TASK DIRECTIONS: Repeat exactly the lines of the listing below, please, starting with the first and ending with the line containing "ms=11, label='AdR1-TG', zorder=3)"; leave out the rest.

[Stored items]
# # #
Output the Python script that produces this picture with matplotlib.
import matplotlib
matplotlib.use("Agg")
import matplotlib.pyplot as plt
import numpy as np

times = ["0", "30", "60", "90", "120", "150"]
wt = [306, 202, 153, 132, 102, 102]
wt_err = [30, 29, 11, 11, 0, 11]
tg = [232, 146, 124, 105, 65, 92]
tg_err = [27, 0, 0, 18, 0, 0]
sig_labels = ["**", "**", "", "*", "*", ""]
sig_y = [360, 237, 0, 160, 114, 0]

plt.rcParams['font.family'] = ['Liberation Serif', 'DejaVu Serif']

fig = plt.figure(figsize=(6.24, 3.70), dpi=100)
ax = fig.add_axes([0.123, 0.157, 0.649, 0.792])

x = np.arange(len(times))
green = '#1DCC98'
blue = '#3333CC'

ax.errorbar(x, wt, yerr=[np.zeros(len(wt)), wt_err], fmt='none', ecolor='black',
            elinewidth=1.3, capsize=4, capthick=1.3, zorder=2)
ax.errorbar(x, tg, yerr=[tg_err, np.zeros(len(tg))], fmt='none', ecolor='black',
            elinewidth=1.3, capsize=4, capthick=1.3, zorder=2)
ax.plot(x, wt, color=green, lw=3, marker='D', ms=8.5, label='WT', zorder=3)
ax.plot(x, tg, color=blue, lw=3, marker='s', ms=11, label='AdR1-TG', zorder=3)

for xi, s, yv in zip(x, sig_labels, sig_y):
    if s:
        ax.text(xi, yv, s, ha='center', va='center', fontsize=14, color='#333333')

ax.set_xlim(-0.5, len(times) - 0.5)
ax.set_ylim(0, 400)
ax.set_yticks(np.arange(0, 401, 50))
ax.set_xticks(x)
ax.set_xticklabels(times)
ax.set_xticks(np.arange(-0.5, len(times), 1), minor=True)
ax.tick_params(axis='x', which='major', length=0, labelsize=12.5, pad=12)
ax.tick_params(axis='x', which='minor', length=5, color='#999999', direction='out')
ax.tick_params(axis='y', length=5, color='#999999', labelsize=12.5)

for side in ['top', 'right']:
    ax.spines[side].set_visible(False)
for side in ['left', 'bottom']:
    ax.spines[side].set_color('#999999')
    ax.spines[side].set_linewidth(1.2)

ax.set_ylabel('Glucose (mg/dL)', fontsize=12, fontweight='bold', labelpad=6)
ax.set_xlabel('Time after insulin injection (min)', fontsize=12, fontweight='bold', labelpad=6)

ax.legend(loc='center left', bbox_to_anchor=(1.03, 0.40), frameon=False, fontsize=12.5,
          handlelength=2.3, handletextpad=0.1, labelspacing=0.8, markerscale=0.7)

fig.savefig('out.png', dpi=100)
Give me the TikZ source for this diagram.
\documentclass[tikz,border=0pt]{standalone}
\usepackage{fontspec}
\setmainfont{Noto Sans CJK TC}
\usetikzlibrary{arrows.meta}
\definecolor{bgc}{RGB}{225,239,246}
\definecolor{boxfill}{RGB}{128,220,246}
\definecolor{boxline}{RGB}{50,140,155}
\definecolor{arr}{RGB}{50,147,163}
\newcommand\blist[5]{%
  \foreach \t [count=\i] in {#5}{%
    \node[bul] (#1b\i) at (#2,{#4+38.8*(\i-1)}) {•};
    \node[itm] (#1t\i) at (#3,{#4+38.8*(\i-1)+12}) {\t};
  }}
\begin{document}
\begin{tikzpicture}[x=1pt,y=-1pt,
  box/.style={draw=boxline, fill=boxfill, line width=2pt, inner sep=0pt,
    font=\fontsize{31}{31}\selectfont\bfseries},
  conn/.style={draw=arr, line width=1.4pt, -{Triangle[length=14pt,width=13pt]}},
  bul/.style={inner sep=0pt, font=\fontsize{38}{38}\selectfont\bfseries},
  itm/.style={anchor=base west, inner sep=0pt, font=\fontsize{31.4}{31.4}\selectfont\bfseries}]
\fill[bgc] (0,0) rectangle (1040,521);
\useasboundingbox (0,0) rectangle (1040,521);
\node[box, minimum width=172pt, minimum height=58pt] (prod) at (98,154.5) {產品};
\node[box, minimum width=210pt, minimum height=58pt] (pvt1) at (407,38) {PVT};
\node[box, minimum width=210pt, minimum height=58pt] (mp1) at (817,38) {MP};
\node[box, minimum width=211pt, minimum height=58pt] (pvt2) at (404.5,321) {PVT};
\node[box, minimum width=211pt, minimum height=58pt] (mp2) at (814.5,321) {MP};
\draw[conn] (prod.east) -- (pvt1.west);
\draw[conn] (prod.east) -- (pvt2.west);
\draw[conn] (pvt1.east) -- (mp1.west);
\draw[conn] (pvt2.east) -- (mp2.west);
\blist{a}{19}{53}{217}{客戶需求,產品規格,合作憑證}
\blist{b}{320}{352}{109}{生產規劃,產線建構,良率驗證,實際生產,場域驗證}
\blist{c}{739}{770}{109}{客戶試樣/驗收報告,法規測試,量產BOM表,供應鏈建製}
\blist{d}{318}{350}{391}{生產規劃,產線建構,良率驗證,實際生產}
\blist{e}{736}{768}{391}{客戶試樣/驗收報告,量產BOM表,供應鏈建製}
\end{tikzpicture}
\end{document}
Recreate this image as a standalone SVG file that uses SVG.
# # #
SOLUTION:
Output the Python script that produces this picture with matplotlib.
import matplotlib
matplotlib.use("Agg")
import matplotlib.pyplot as plt
import numpy as np

times = ["0", "30", "60", "90", "120", "150"]
wt = [306, 202, 153, 132, 102, 102]
wt_err = [30, 29, 11, 11, 0, 11]
tg = [232, 146, 124, 105, 65, 92]
tg_err = [27, 0, 0, 18, 0, 0]
sig_labels = ["**", "**", "", "*", "*", ""]
sig_y = [360, 237, 0, 160, 114, 0]

plt.rcParams['font.family'] = ['Liberation Serif', 'DejaVu Serif']

fig = plt.figure(figsize=(6.24, 3.70), dpi=100)
ax = fig.add_axes([0.123, 0.157, 0.649, 0.792])

x = np.arange(len(times))
green = '#1DCC98'
blue = '#3333CC'

ax.errorbar(x, wt, yerr=[np.zeros(len(wt)), wt_err], fmt='none', ecolor='black',
            elinewidth=1.3, capsize=4, capthick=1.3, zorder=2)
ax.errorbar(x, tg, yerr=[tg_err, np.zeros(len(tg))], fmt='none', ecolor='black',
            elinewidth=1.3, capsize=4, capthick=1.3, zorder=2)
ax.plot(x, wt, color=green, lw=3, marker='D', ms=8.5, label='WT', zorder=3)
ax.plot(x, tg, color=blue, lw=3, marker='s', ms=11, label='AdR1-TG', zorder=3)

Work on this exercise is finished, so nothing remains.